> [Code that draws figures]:
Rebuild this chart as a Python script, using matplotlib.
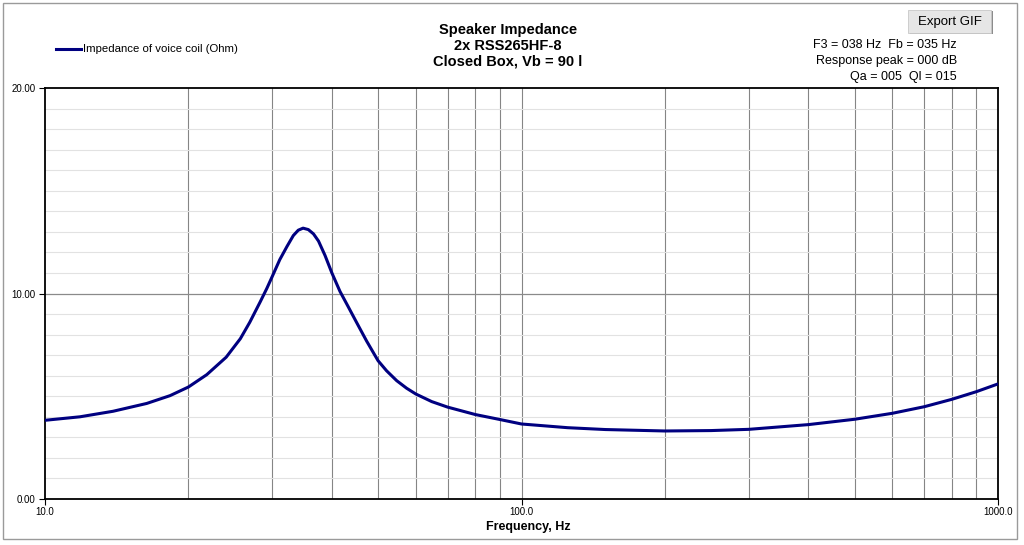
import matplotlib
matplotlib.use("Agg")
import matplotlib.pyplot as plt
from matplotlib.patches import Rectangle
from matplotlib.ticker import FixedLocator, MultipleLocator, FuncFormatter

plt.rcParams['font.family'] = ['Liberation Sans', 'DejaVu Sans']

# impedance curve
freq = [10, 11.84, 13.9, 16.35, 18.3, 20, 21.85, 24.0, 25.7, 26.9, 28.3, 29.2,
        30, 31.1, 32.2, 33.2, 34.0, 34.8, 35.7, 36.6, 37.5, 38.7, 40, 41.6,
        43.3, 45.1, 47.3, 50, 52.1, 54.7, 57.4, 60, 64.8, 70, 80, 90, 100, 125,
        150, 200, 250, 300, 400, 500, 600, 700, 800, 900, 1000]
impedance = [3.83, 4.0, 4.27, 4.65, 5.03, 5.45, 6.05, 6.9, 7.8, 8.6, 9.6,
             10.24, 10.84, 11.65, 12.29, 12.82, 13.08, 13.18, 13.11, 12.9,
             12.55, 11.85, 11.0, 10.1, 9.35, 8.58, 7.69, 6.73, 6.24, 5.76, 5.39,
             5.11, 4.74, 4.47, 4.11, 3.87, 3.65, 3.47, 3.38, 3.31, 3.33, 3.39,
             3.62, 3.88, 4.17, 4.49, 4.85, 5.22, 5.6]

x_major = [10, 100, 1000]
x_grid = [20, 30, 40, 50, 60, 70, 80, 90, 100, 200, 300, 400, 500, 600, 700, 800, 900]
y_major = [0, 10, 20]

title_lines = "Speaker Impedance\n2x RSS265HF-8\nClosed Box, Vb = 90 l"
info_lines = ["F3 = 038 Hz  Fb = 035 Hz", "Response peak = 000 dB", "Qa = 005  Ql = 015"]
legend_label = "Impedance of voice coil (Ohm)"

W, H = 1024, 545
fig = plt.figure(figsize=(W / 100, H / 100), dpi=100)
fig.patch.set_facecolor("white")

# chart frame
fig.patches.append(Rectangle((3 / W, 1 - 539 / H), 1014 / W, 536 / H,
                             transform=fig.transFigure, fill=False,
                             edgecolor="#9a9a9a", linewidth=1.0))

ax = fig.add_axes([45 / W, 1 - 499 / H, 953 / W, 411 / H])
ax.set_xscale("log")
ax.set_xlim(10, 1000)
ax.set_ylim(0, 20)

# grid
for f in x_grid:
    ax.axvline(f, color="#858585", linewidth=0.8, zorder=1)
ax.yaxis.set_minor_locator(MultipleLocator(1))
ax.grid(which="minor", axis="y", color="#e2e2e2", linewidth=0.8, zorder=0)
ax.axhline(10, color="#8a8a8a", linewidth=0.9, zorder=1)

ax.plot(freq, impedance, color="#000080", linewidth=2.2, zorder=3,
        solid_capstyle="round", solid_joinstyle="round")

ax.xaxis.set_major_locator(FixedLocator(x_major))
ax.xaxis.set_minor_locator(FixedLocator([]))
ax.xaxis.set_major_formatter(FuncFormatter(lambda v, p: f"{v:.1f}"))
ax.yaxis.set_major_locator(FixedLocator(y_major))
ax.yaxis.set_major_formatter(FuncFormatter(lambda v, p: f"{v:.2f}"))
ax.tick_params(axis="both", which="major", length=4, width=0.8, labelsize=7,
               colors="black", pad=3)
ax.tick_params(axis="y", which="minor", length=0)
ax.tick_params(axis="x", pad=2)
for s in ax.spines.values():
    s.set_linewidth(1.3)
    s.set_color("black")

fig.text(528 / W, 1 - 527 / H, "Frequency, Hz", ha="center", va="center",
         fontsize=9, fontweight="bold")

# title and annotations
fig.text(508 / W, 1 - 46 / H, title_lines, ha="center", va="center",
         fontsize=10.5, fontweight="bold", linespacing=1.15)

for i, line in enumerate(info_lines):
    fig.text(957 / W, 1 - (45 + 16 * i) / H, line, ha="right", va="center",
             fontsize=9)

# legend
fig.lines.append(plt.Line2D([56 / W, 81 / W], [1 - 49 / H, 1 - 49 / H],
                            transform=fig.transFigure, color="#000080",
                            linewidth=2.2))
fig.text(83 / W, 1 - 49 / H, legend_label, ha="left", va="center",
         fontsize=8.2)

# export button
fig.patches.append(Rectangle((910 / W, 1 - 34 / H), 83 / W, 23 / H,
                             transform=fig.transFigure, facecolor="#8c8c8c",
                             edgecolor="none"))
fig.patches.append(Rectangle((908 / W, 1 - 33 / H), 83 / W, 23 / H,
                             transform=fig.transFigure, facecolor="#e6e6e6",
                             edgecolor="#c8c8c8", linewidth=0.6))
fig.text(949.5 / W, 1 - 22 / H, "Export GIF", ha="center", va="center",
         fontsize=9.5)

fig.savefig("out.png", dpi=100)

==

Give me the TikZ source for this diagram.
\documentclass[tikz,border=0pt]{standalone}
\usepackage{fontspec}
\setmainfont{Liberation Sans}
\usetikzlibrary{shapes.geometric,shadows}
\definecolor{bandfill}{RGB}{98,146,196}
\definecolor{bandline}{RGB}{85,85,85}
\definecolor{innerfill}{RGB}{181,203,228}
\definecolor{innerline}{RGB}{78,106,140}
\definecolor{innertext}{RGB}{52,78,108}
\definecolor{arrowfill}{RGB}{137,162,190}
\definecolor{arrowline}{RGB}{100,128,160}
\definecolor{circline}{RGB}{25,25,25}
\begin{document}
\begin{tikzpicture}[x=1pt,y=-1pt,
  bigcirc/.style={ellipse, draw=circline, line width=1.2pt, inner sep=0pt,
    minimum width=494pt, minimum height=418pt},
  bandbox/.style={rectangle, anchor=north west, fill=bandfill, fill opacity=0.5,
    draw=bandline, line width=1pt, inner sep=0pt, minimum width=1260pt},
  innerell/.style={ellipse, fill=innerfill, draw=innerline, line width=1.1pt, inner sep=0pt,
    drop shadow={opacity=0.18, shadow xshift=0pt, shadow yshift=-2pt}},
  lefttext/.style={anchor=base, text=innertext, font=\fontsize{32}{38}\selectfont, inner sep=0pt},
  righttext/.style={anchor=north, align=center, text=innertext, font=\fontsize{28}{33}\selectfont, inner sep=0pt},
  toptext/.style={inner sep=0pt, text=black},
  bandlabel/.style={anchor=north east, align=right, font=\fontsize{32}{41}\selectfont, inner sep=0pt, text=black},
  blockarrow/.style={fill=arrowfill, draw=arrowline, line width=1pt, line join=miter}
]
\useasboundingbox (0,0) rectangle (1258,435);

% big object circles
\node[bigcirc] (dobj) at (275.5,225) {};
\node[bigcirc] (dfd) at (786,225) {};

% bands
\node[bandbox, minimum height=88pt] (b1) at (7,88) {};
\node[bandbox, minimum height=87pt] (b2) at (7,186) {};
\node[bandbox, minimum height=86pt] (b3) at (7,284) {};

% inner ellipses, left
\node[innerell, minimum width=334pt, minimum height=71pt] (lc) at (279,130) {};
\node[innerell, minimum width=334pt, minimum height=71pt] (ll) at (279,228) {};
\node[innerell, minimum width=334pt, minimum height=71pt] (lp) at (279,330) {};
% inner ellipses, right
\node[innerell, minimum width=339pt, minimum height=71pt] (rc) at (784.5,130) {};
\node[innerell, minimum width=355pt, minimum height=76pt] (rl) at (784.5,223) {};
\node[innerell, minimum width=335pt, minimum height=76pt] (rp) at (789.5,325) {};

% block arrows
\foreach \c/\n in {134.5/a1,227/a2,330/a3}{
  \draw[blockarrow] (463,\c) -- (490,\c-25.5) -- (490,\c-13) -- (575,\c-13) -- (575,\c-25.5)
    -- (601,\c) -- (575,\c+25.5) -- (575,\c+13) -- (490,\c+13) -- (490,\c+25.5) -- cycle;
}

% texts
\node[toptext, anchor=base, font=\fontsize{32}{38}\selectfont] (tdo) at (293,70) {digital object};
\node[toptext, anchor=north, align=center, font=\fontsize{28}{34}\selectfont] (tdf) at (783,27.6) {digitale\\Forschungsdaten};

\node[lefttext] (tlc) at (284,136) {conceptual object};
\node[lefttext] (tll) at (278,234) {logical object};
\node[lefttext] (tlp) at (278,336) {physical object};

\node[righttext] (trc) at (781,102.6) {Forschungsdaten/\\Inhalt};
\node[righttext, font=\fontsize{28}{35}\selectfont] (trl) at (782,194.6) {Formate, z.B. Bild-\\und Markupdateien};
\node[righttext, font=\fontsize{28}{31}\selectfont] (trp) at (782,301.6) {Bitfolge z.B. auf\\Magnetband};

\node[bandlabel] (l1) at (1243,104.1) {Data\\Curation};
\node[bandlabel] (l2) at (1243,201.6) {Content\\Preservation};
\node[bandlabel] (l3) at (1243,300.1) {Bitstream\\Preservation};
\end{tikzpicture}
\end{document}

> [EXERCISE BRIEF]:
Copy out only the lines from the one containing "Rebuild this chart" through the one containing "plt.rcParams['font.family'] = ['Liberation", exactly, with both ends. Any picture is left out.

> [WRITTEN RESPONSE]:
Rebuild this chart as a Python script, using matplotlib.
import matplotlib
matplotlib.use("Agg")
import matplotlib.pyplot as plt
from matplotlib.patches import Rectangle
from matplotlib.ticker import FixedLocator, MultipleLocator, FuncFormatter

plt.rcParams['font.family'] = ['Liberation Sans', 'DejaVu Sans']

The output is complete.